Now Trump’s plan is clear. The General Services Administration (GSA), which owns and operates most of the nation’s federal office buildings, listed the Wilbur Cohen property as an asset for accelerated disposition last year for the purpose of selling it off to a private owner. The building has more than 1 million square feet of rentable office space, but a developer would more likely prefer to tear it down and build their own project, preservationists said.
That revelation sparked fear among activists who have been mobilizing to defend the landmark. Lawson has been reaching out to his email list of 4 million Social Security recipients, whom he said overwhelmingly oppose such a move, while artists and preservationists, including FDR’s grandson Jim Roosevelt, have signed a letter to save the building.
The GSA’s move even drew attention from Congress. Maine Democratic Rep. Chellie Pingree, co-chair of the bipartisan Congressional Arts Caucus, vowed to “fight this reckless plan and to protect our cultural institutions from this inconsiderate and destructive Administration.”

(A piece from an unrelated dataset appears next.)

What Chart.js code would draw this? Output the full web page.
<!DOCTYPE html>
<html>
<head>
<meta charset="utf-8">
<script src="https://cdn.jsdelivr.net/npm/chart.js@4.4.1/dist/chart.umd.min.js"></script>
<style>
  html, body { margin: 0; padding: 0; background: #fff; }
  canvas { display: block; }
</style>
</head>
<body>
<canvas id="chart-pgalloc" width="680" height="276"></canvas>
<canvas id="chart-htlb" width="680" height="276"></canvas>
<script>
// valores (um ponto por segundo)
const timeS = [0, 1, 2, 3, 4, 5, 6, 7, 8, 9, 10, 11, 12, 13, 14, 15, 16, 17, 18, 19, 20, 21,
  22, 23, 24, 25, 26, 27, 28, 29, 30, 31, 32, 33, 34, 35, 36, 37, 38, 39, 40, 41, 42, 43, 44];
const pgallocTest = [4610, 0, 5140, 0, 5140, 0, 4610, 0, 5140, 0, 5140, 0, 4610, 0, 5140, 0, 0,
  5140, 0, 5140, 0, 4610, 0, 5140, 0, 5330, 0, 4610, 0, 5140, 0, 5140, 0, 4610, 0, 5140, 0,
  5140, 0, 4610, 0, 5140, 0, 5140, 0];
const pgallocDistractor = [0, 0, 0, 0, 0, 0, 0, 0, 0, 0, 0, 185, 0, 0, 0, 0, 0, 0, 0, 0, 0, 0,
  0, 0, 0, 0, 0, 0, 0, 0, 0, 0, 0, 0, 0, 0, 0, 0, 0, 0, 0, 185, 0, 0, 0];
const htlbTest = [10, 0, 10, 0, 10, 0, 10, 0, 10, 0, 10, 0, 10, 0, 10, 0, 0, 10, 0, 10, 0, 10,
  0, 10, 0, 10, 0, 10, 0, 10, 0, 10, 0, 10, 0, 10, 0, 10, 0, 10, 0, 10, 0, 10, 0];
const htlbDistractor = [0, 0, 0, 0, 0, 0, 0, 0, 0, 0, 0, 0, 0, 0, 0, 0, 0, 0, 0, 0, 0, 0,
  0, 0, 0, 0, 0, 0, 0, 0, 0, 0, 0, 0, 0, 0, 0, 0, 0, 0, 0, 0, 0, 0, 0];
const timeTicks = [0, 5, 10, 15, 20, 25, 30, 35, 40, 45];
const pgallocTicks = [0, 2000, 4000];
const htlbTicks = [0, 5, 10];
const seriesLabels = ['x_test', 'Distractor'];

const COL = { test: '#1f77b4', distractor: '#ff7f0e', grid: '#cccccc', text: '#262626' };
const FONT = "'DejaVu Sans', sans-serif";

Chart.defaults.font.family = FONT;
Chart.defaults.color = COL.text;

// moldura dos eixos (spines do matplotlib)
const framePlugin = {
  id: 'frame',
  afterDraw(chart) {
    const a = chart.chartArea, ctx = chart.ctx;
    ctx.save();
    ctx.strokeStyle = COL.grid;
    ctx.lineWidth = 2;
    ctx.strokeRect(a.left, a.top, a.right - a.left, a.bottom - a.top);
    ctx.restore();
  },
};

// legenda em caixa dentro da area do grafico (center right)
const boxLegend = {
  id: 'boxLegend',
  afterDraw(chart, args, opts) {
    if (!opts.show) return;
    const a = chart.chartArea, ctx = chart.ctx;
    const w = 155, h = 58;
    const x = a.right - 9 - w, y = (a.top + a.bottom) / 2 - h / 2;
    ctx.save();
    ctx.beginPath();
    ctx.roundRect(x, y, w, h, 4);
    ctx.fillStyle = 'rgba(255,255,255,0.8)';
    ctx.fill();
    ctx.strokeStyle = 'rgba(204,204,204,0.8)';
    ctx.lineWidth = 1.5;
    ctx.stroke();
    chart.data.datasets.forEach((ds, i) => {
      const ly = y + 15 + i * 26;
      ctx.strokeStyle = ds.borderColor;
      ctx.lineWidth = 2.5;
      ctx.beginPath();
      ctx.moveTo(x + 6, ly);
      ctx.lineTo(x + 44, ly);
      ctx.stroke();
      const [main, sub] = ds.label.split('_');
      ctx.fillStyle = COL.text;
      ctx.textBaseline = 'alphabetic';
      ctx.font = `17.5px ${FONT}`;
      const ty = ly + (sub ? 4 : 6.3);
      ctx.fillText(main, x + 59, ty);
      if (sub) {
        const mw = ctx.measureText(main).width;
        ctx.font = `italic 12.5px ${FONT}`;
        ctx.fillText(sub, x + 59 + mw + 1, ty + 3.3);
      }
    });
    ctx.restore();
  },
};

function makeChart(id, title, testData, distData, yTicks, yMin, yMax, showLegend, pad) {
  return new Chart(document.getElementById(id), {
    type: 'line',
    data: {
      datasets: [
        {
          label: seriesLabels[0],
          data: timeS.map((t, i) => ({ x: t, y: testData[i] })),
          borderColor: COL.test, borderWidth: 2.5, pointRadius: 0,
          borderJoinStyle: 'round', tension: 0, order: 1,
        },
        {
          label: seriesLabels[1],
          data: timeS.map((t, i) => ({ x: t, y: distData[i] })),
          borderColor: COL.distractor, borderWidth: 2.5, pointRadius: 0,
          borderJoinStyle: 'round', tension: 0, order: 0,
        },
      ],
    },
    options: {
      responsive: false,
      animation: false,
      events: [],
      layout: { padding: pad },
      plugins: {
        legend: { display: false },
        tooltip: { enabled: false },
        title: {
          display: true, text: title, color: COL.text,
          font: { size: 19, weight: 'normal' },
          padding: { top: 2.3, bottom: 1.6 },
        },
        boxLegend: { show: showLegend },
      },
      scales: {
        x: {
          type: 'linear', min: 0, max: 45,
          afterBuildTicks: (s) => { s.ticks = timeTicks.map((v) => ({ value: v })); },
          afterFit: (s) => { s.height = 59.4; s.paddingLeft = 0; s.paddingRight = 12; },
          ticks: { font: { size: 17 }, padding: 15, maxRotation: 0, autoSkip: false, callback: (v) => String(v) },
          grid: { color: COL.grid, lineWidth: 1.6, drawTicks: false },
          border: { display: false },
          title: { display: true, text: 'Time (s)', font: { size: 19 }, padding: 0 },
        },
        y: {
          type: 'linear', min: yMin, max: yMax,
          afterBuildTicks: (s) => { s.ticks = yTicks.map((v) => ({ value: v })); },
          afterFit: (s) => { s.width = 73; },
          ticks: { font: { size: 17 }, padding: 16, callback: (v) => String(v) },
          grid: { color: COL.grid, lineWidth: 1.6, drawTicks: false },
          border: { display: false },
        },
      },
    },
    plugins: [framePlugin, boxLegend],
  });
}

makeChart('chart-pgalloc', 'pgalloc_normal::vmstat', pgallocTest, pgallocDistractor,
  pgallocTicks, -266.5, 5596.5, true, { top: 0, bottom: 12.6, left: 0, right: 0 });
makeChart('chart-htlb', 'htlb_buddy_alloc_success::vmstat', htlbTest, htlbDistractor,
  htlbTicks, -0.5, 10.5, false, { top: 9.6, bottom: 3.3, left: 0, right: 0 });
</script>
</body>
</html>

“The building, which is on the National Register of Historic Places, and its art belong to the American people and represent a unique era when our government recognized the importance of investing in public art and memorializing landmark legislative accomplishments like the Social Security Act,” Pingress said in a statement to Hyperallergic. “Demolition would be a devastating and irreversible loss.”
Artist Absurdly Well, who co-authored the recent petition, said the Trump administration was seeking to erase the country’s memory and history as it seeks to dismantle the anti-poverty systems Americans have relied on for generations.
“Artists everywhere should be enraged by this. That rage needs to go back into studios, apartments, and then back into the streets. We need art in public space that says: You do not get to erase this narrative,” he said in a statement to Hyperallergic. “This history matters.”